WHAT TO WORK ON: Leave the pictures out and retype the lines from the beginning through the line with "ax = fig.add_axes([0.0721, 0.1724, 0.9072, 0.7001])", both ends included.

=== DATASET SECTION ===

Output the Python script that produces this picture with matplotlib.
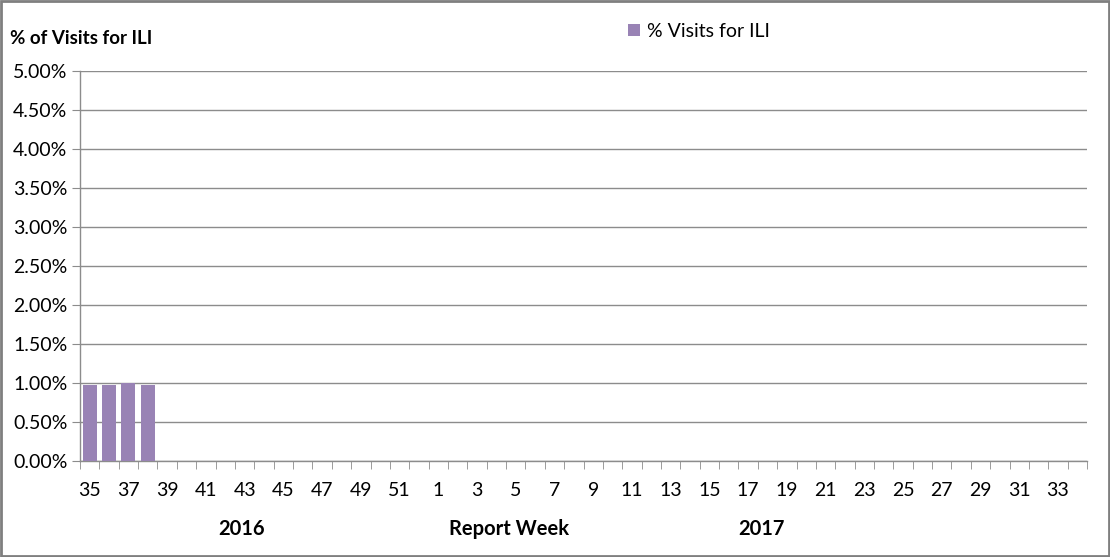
import numpy as np
import matplotlib
matplotlib.use("Agg")
import matplotlib.pyplot as plt
from matplotlib.patches import Rectangle

# ── Data ───────────────────────────────────────────────────────────────────────
WEEKS = [35, 36, 37, 38, 39, 40, 41, 42, 43, 44, 45, 46, 47, 48, 49, 50, 51, 52,
         1, 2, 3, 4, 5, 6, 7, 8, 9, 10, 11, 12, 13, 14, 15, 16, 17, 18, 19, 20,
         21, 22, 23, 24, 25, 26, 27, 28, 29, 30, 31, 32, 33, 34]
# reported weeks so far (first four of the season)
PCT_ILI = [0.98, 0.98, 1.00, 0.98]
Y_TICKS = [0.0, 0.5, 1.0, 1.5, 2.0, 2.5, 3.0, 3.5, 4.0, 4.5, 5.0]

BAR_COLOR = "#9983b5"
GRID_COLOR = "#8c8c8c"

plt.rcParams["font.family"] = ["Lato", "DejaVu Sans"]

fig = plt.figure(figsize=(11.10, 5.57), dpi=100)
ax = fig.add_axes([0.0721, 0.1724, 0.9072, 0.7001])

x = np.arange(len(PCT_ILI))
bars = ax.bar(x, PCT_ILI, width=0.72, color=BAR_COLOR, label="% Visits for ILI", zorder=3)

ax.set_xlim(-0.5, len(WEEKS) - 0.5)
ax.set_ylim(0, 5)

ax.set_yticks(Y_TICKS)
ax.set_yticklabels([f"{v:.2f}%" for v in Y_TICKS], fontsize=14)
ax.yaxis.grid(True, color=GRID_COLOR, linewidth=1, zorder=0)
ax.tick_params(axis="y", length=6, color=GRID_COLOR, pad=3)

ax.set_xticks(np.arange(0, len(WEEKS), 2))
ax.set_xticklabels([str(w) for w in WEEKS[::2]], fontsize=14)
ax.set_xticks(np.arange(-0.5, len(WEEKS)), minor=True)
ax.tick_params(axis="x", which="major", length=0, pad=15)
ax.tick_params(axis="x", which="minor", length=6, color=GRID_COLOR)

for s in ["top", "right"]:
    ax.spines[s].set_visible(False)
for s in ["left", "bottom"]:
    ax.spines[s].set_color(GRID_COLOR)
    ax.spines[s].set_linewidth(1)

fig.text(0.009, 0.930, "% of Visits for ILI", fontsize=13.5, fontweight="bold",
         va="center", ha="left")
fig.text(0.218, 0.051, "2016", fontsize=14.5, fontweight="bold", ha="center", va="center")
fig.text(0.459, 0.051, "Report Week", fontsize=14.5, fontweight="bold", ha="center", va="center")
fig.text(0.686, 0.051, "2017", fontsize=14.5, fontweight="bold", ha="center", va="center")

fig.legend(handles=[bars], labels=["% Visits for ILI"], loc="center left",
           bbox_to_anchor=(0.566, 0.944), frameon=False, borderpad=0,
           borderaxespad=0, fontsize=14, handlelength=0.6, handleheight=0.6,
           handletextpad=0.35)

fig.patches.append(Rectangle((0.001, 0.002), 0.998, 0.996, transform=fig.transFigure,
                             fill=False, edgecolor="#7f7f7f", linewidth=2))

fig.savefig("out.png", dpi=100)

===

ANSWER FOR THIS EXERCISE:
Output the Python script that produces this picture with matplotlib.
import numpy as np
import matplotlib
matplotlib.use("Agg")
import matplotlib.pyplot as plt
from matplotlib.patches import Rectangle

# ── Data ───────────────────────────────────────────────────────────────────────
WEEKS = [35, 36, 37, 38, 39, 40, 41, 42, 43, 44, 45, 46, 47, 48, 49, 50, 51, 52,
         1, 2, 3, 4, 5, 6, 7, 8, 9, 10, 11, 12, 13, 14, 15, 16, 17, 18, 19, 20,
         21, 22, 23, 24, 25, 26, 27, 28, 29, 30, 31, 32, 33, 34]
# reported weeks so far (first four of the season)
PCT_ILI = [0.98, 0.98, 1.00, 0.98]
Y_TICKS = [0.0, 0.5, 1.0, 1.5, 2.0, 2.5, 3.0, 3.5, 4.0, 4.5, 5.0]

BAR_COLOR = "#9983b5"
GRID_COLOR = "#8c8c8c"

plt.rcParams["font.family"] = ["Lato", "DejaVu Sans"]

fig = plt.figure(figsize=(11.10, 5.57), dpi=100)
ax = fig.add_axes([0.0721, 0.1724, 0.9072, 0.7001])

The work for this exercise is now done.